Don't be sorry. It's hardly your fault.
But, as someone represented by a Liberal MP, your
confusion is understandable.
Currently, party members control nominating meetings, not party leaders.
And in Canada, if you want to belong to a party, you just have to pay your
money. If you pay soon enough, you get to vote in the nomination meeting.
Members or their executive decide who, what, where, when and how nominating
meetings are conducted. If you want to become a candidate for a political
party, sell enough memberships to your friends and supporters prior to the
riding deadline and you will succeed. Some parties have tried to hand pick
candidates for certain ridings, as the Liberals did in the last election
for some of their ridings. Even these selections were a small minority of
all Liberal candidates. These are exceptions, not the rule. As a rule,
local organizations control who gets to be a candidate for election. The
leader's role, under the current system, is restricted to a veto of
unacceptable candidates, not the hand picking of all candidates.

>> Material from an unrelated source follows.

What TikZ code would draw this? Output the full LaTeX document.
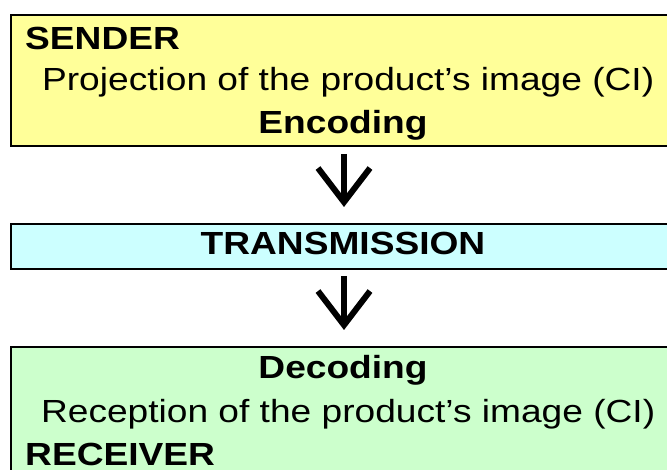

Okay, I'm in an agreeable mood this morning; In what way would a mixed PR system preclude any of the above?
You would still have local representatives standing for election and those representatives would still be chosen by
the local associations, wouldn't they?
PR centralizes the nomination function in the leader's office and allows
the leaders to make choices about who sits, or not, after the election.
(Just what we need in Canada. More centralization.) In our current
system, you know up front who your MP will be for each party, if they win.

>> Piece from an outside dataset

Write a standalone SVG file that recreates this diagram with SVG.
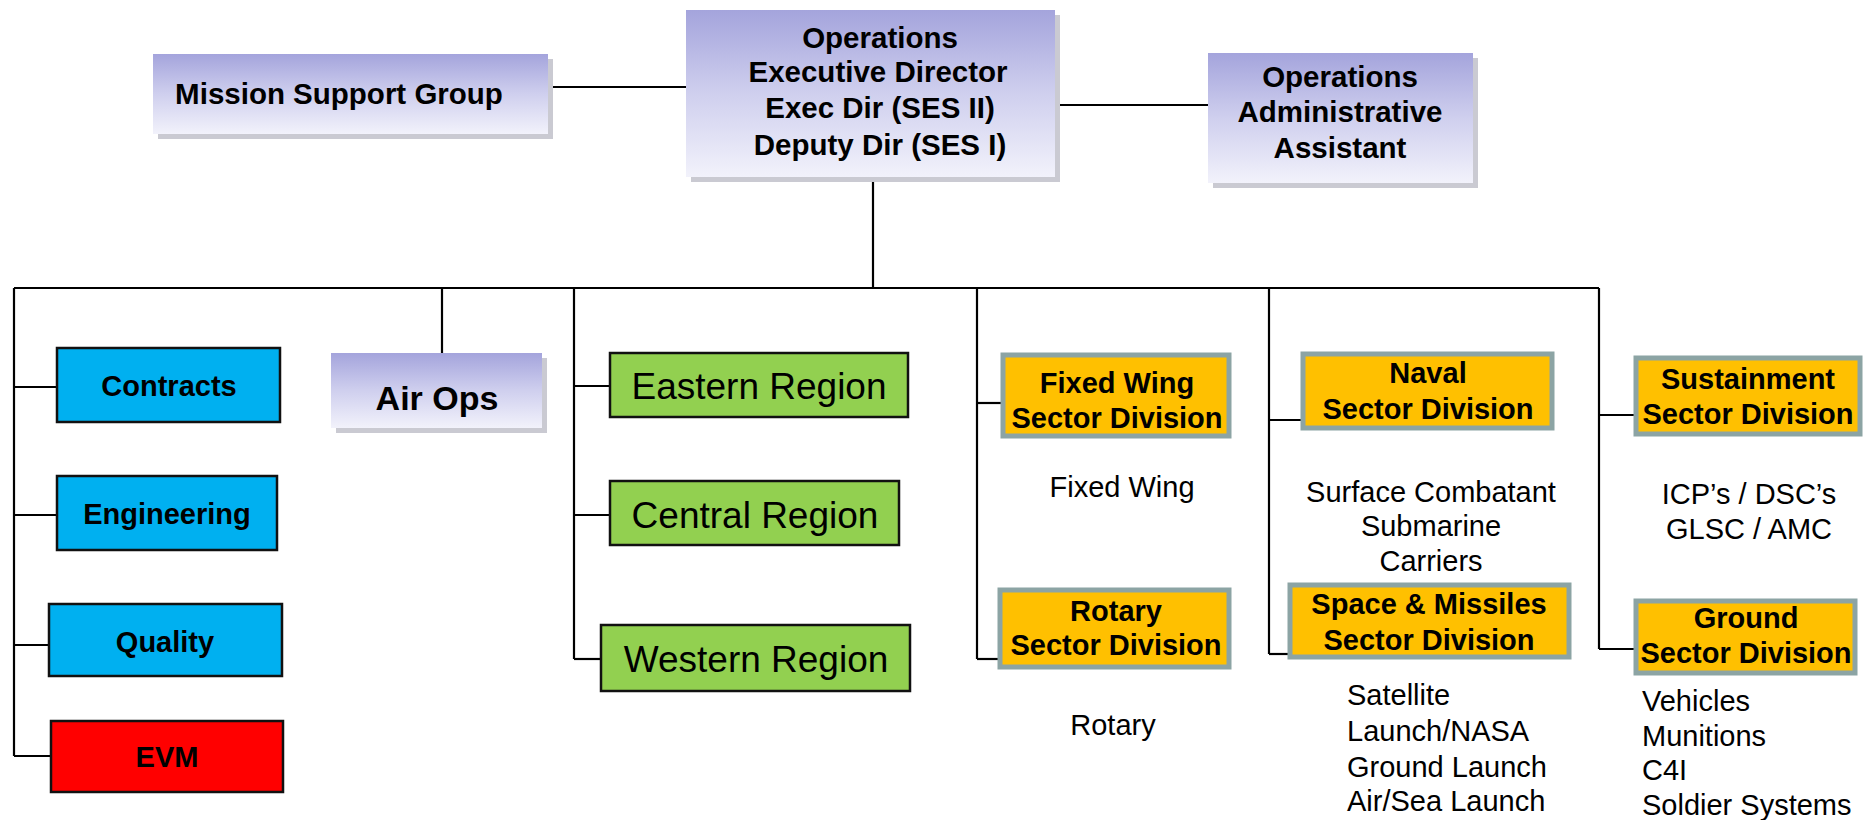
<svg xmlns="http://www.w3.org/2000/svg" width="1875" height="820" viewBox="0 0 1875 820">
<defs>
<linearGradient id="pg" x1="0" y1="0" x2="0" y2="1">
<stop offset="0" stop-color="#a4a4dc"/>
<stop offset="0.5" stop-color="#cfcfee"/>
<stop offset="1" stop-color="#f2f2fb"/>
</linearGradient>
<style>
.conn line, .conn polyline { stroke:#000; stroke-width:2.2; fill:none; }
.pbox { fill:url(#pg); }
.shadow { fill:#cacad2; }
.blue { fill:#00b0f0; stroke:#111; stroke-width:2.5; }
.red { fill:#ff0000; stroke:#111; stroke-width:2.5; }
.green { fill:#92d050; stroke:#111; stroke-width:2.5; }
.orange { fill:#ffc000; stroke:#8ca4a4; stroke-width:5; }
text { font-family:"Liberation Sans", Arial, sans-serif; fill:#000; text-anchor:middle; }
.b28 { font-weight:bold; font-size:29.5px; }
.b27 { font-weight:bold; font-size:29px; }
.b34 { font-weight:bold; font-size:34px; }
.r36 { font-size:37px; }
.r27 { font-size:29px; }
.left { text-anchor:start; }
</style>
</defs>
<rect width="1875" height="820" fill="#fff"/>

<g class="conn">
<line x1="548" y1="87" x2="686" y2="87"/>
<line x1="1055" y1="105" x2="1208" y2="105"/>
<line x1="873" y1="177" x2="873" y2="288"/>
<line x1="14" y1="288" x2="1599" y2="288"/>
<line x1="14" y1="288" x2="14" y2="756"/>
<line x1="14" y1="387" x2="57" y2="387"/>
<line x1="14" y1="515" x2="57" y2="515"/>
<line x1="14" y1="645" x2="49" y2="645"/>
<line x1="14" y1="756" x2="51" y2="756"/>
<line x1="442" y1="288" x2="442" y2="353"/>
<line x1="574" y1="288" x2="574" y2="659"/>
<line x1="574" y1="386" x2="610" y2="386"/>
<line x1="574" y1="515" x2="610" y2="515"/>
<line x1="574" y1="659" x2="601" y2="659"/>
<line x1="977" y1="288" x2="977" y2="659"/>
<line x1="977" y1="403" x2="1003" y2="403"/>
<line x1="977" y1="659" x2="1000" y2="659"/>
<line x1="1269" y1="288" x2="1269" y2="654"/>
<line x1="1269" y1="420" x2="1303" y2="420"/>
<line x1="1269" y1="654" x2="1290" y2="654"/>
<line x1="1599" y1="288" x2="1599" y2="649"/>
<line x1="1599" y1="415" x2="1636" y2="415"/>
<line x1="1599" y1="649" x2="1636" y2="649"/>
</g>

<g id="mission-support">
<rect class="shadow" x="158" y="59" width="395" height="80"/>
<rect class="pbox" x="153" y="54" width="395" height="80"/>
<text class="b28" x="339" y="104">Mission Support Group</text>
</g>

<g id="exec-director">
<rect class="shadow" x="691" y="15" width="369" height="167"/>
<rect class="pbox" x="686" y="10" width="369" height="167"/>
<text class="b28" x="880" y="48">Operations</text>
<text class="b28" x="878" y="82">Executive Director</text>
<text class="b28" x="880" y="118">Exec Dir (SES II)</text>
<text class="b28" x="880" y="155">Deputy Dir (SES I)</text>
</g>

<g id="admin-assistant">
<rect class="shadow" x="1213" y="58" width="265" height="130"/>
<rect class="pbox" x="1208" y="53" width="265" height="130"/>
<text class="b28" x="1340" y="87">Operations</text>
<text class="b28" x="1340" y="122">Administrative</text>
<text class="b28" x="1340" y="158">Assistant</text>
</g>

<g id="contracts">
<rect class="blue" x="57" y="348" width="223" height="74"/>
<text class="b27" x="169" y="396">Contracts</text>
</g>
<g id="engineering">
<rect class="blue" x="57" y="476" width="220" height="74"/>
<text class="b27" x="167" y="524">Engineering</text>
</g>
<g id="quality">
<rect class="blue" x="49" y="604" width="233" height="72"/>
<text class="b27" x="165" y="652">Quality</text>
</g>
<g id="evm">
<rect class="red" x="51" y="721" width="232" height="71"/>
<text class="b27" x="167" y="767">EVM</text>
</g>

<g id="air-ops">
<rect class="shadow" x="336" y="358" width="211" height="75"/>
<rect class="pbox" x="331" y="353" width="211" height="75"/>
<text class="b34" x="437" y="410">Air Ops</text>
</g>

<g id="eastern">
<rect class="green" x="610" y="353" width="298" height="64"/>
<text class="r36" x="759" y="399">Eastern Region</text>
</g>
<g id="central">
<rect class="green" x="610" y="481" width="289" height="64"/>
<text class="r36" x="755" y="528">Central Region</text>
</g>
<g id="western">
<rect class="green" x="601" y="625" width="309" height="66"/>
<text class="r36" x="756" y="672">Western Region</text>
</g>

<g id="fixed-wing">
<rect class="orange" x="1003" y="355" width="226" height="81"/>
<text class="b27" x="1117" y="393">Fixed Wing</text>
<text class="b27" x="1117" y="428">Sector Division</text>
</g>
<g id="rotary">
<rect class="orange" x="1000" y="590" width="229" height="77"/>
<text class="b27" x="1116" y="621">Rotary</text>
<text class="b27" x="1116" y="655">Sector Division</text>
</g>
<g id="naval">
<rect class="orange" x="1303" y="354" width="249" height="74"/>
<text class="b27" x="1428" y="383">Naval</text>
<text class="b27" x="1428" y="419">Sector Division</text>
</g>
<g id="space">
<rect class="orange" x="1290" y="585" width="279" height="72"/>
<text class="b27" x="1429" y="614">Space &amp; Missiles</text>
<text class="b27" x="1429" y="650">Sector Division</text>
</g>
<g id="sustainment">
<rect class="orange" x="1636" y="358" width="224" height="76"/>
<text class="b27" x="1748" y="389">Sustainment</text>
<text class="b27" x="1748" y="424">Sector Division</text>
</g>
<g id="ground">
<rect class="orange" x="1636" y="601" width="219" height="72"/>
<text class="b27" x="1746" y="628">Ground</text>
<text class="b27" x="1746" y="663">Sector Division</text>
</g>

<g id="labels">
<text class="r27" x="1122" y="497">Fixed Wing</text>
<text class="r27" x="1113" y="735">Rotary</text>
<text class="r27" x="1431" y="502">Surface Combatant</text>
<text class="r27" x="1431" y="536">Submarine</text>
<text class="r27" x="1431" y="571">Carriers</text>
<text class="r27 left" x="1347" y="705">Satellite</text>
<text class="r27 left" x="1347" y="741">Launch/NASA</text>
<text class="r27 left" x="1347" y="777">Ground Launch</text>
<text class="r27 left" x="1347" y="811">Air/Sea Launch</text>
<text class="r27" x="1749" y="504">ICP’s / DSC’s</text>
<text class="r27" x="1749" y="539">GLSC / AMC</text>
<text class="r27 left" x="1642" y="711">Vehicles</text>
<text class="r27 left" x="1642" y="746">Munitions</text>
<text class="r27 left" x="1642" y="780">C4I</text>
<text class="r27 left" x="1642" y="815">Soldier Systems</text>
</g>
</svg>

Under a mixed system you would still elect a local representative using FPTP but you would also have a 'party' representative chosen by percentage of the popular vote. There certainly must be some mechanism by which you could ensure that those party representatives also reflect the geographic distribution of the vote. If you happen to live in a riding where your local Liberal is a long-serving and popular MP why would you even bother standing for nomination under the current system? Perhaps a mechanism to allow each riding to nominate both a FPTP candidate and a PR candidate would address the problem. PR representatives would be chosen on the basis of geography (a balance maintained for each region) and on the basis of the votes received at the local level. This is all speculative, of course. A more diligent blogger would go and check how other jurisdictions handle the nuts and bolts of the system.

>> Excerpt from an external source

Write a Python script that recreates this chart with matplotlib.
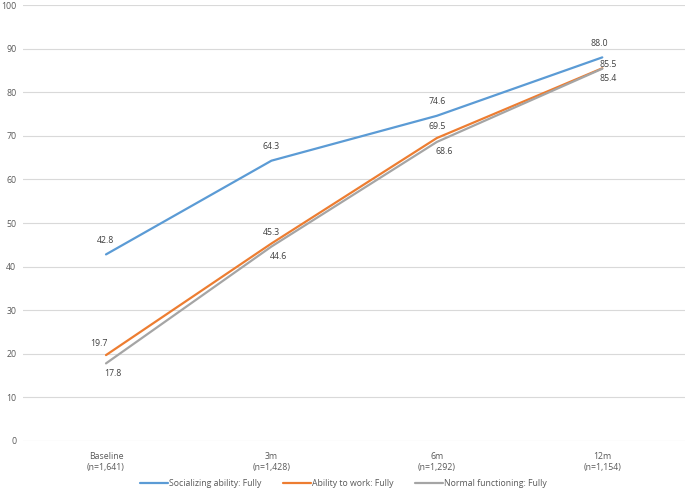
import matplotlib
matplotlib.use("Agg")
import matplotlib.pyplot as plt

categories = ["Baseline\n(n=1,641)", "3m\n(n=1,428)", "6m\n(n=1,292)", "12m\n(n=1,154)"]
socializing = [42.8, 64.3, 74.6, 88.0]
work = [19.7, 45.3, 69.5, 85.5]
normal = [17.8, 44.6, 68.6, 85.4]
series_names = ["Socializing ability: Fully", "Ability to work: Fully", "Normal functioning: Fully"]
colors = ["#5B9BD5", "#ED7D31", "#A5A5A5"]

plt.rcParams['font.family'] = ['Open Sans', 'DejaVu Sans']
fig = plt.figure(figsize=(6.85, 4.92), dpi=100)
ax = fig.add_axes([0.034, 0.1037, 0.966, 0.886])

x = list(range(len(categories)))
for vals, name, c in zip([socializing, work, normal], series_names, colors):
    ax.plot(x, vals, color=c, lw=1.6, label=name, solid_capstyle='round')

txt = dict(fontsize=6.3, color="#404040", ha="center", va="center")
for i, v in enumerate(socializing):
    ax.annotate(f"{v:.1f}", (i, v), xytext=(-2 if i == 3 else 0, 10), textcoords="offset points", **txt)
for i, v in enumerate(work):
    dx = -5 if i == 0 else (4 if i == 3 else 0)
    dy = 8 if i != 3 else 3
    ax.annotate(f"{v:.1f}", (i, v), xytext=(dx, dy), textcoords="offset points", **txt)
for i, v in enumerate(normal):
    dx = 5 if i < 3 else 4
    dy = -7 if i != 3 else -7
    ax.annotate(f"{v:.1f}", (i, v), xytext=(dx, dy), textcoords="offset points", **txt)

ax.set_xlim(-0.5, 3.5)
ax.set_ylim(0, 100)
ax.set_yticks(range(0, 101, 10))
ax.set_xticks(x)
ax.set_xticklabels(categories, linespacing=1.25)
ax.grid(axis='y', color="#D9D9D9", lw=0.8)
ax.set_axisbelow(True)
for s in ax.spines.values():
    s.set_visible(False)
ax.tick_params(axis='both', length=0, labelsize=6.3, labelcolor="#595959")
ax.tick_params(axis='x', pad=8)
ax.tick_params(axis='y', pad=5)

ax.legend(loc='center', bbox_to_anchor=(0.5 - 0.016, -0.097), ncol=3, frameon=False,
          fontsize=6.3, labelcolor="#595959", handlelength=3.2, handletextpad=0.1,
          columnspacing=2.5)

fig.savefig("out.png", dpi=100)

I'll put it on my to-do list.
The Green Party paper that you cite does not address this problem, either.
You imply in your response that MP's are powerless. Once again, that
perception is skewed by your experience with the Liberals. Their strength
and their weakness as a party is the iron discipline they exercise over
their member MP's. Individual MP's have the power to make government more
accountable to voters and to Parliament. That they choose not to do so is
a flaw in them, not in the system.
I certainly agree that it is a character flaw among the members. But where the choice is between changing human nature and changing a voting system, I think we should concentrate on the voting system. John Nunziata is a perfect example of the admirable folly of taking a principled stand under the current system. As I said earlier, I don't think PR is the be all and end all of parliamentary accountability but it seems a good starting point in wresting some control away from the PMO.
The relevance of the candidate is what you make of it. My MP is John
Williams of the Alliance and I expect him to represent me, by following his
party's stated policies. Mr. Williams does not too badly. The problem for
all us is expectation. If we have low expectations of our MP's and do not
hold them to account, then we will get and deserve poor performance from
them.
Ain't it the truth. I once had a ten minute conversation with my MP (David Pratt). It only lasted 10 minutes because it took him that long to satisfy himself that I was not a Liberal supporter. He ended the conversation and he no longer takes my calls. That's how it goes in Canadia. What remedy do I have?
If you want to reform the FPTP system, try looking at run off elections.
But no system is foolproof. We will all get out of whatever system we use
only what we are prepared to put into it. So, the question is not about
the system, the question is, what are we all prepared to do to make our
governments more democratic and more accountable to voters?
The first thing (probably 80% of the whole damn thing) is to get people to pay attention. We have rights and freedoms that the vast majority of the world's people can only dream about and we just don't appreciate what is being stolen away from us in tiny increments.